I have several copies of Planet Earth, in a variety of formats, including the UK 12” Night Version. I’ve included one of those copies as the headline picture for this post. There is a lot I love about the 12” Night Version, which is probably my favorite night version. One fun fact in particular is the etching found on the run-off (near the middle) of the record. “DURANIES ROCK ON”. Unfortunately, the one copy I was able to reach and grab from my record collection is also the one that some fool decided to try and scratch out, but you can still see some of it in there. (seriously, who scratches out messages like this on a record???)
I know Duran Duran isn’t a band who lives in nostalgia. Amanda and I are happy to think back on moments that have made our lives more colorful. Planet Earth being one of the biggest. Little did I know that hearing Duran Duran on KROQ in 1981 would be so impactful. I remember Rodney Bingenheimer spinning Planet Earth for Southern California tweens and teens. He told listeners to keep an eye out for Duran Duran, because he was sure they’d be huge in a year or two. I’ll admit that even at ten years old, I was dubious and cynical. How could Rodney possibly know? What was so different about this band anyway?
That was before I heard Planet Earth, of course. Within the first chord, the hair on the back of my neck and arms stood up. Then that familiar melody kicked in, and I was sold. I loved what I was hearing. It sounded completely new, fresh, and unlike anything else I’d ever heard before. I can’t help but smile when I think about that very first listen on my old radio. The sound was crackly – gotta love the reception on those old radios – but it made my heart sing.
At the time, I kept thinking that Duran Duran was the most forward sounding music I’d ever heard. I didn’t even know what New Romantic music was – only that I really liked it. After that, I listened religiously to KROQ, just hoping they’d play the damn song again. It was many months before I heard Richard Blade play it again. By that time, I had many other bands engraved in my New Wave heart. Even so, Duran Duran’s Planet Earth was the song that I came back to over and over again. I don’t know how else to explain it, except to say I felt it was – well, mine.
Last week, Amanda asked me what I would say to my 12-year old self if I could. At the time, I was fairly speechless because it was the day we’d gotten our message from Roger Taylor. I mean, out of all the things I could have ever dreamt when I was a kid – and trust me – I did a LOT of daydreaming back then – never once did I ever imagine that I’d get a message from any member of Duran Duran. Not once. Along that same line, who would have thought I’d be blogging? Hell, who thought we’d have the internet?!?
I would have never, ever dreamt I’d be this involved in a band I loved at ten. Maybe I would have told that little girl to never stop dreaming, and never believe those inner voices telling her that she’s not good enough. She is.

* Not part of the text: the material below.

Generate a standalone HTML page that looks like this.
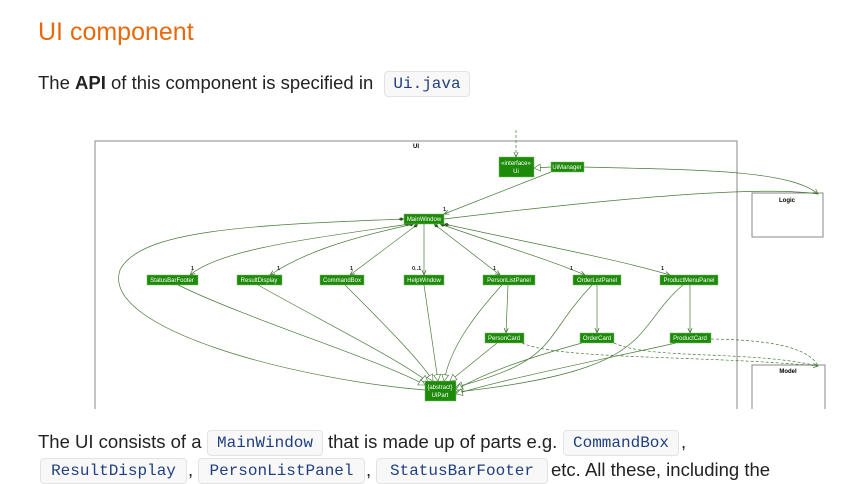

This day has me thinking a lot about myself back in middle school during the 80s. I keep saying it, but Duran Duran changed my entire life. I would imagine I’m not alone. It’s one thing to celebrate the year that Duran Duran first became a band – 1978. It’s another to also celebrate the year that Simon finished out the true line-up of the band we all know and love – 1980. Celebrating the very day that the music became OURS, though? Priceless. Today is that day. Forty years ago and counting. Happy Anniversary, Planet Earth.
Happy Anniversary, Duran Duran. I thank the universe for you. My heart is bursting with pride, joy, and even a little wistfulness, because on this day, I am wishing we could all be together to celebrate. We need it. We need you. Perhaps now, more than ever.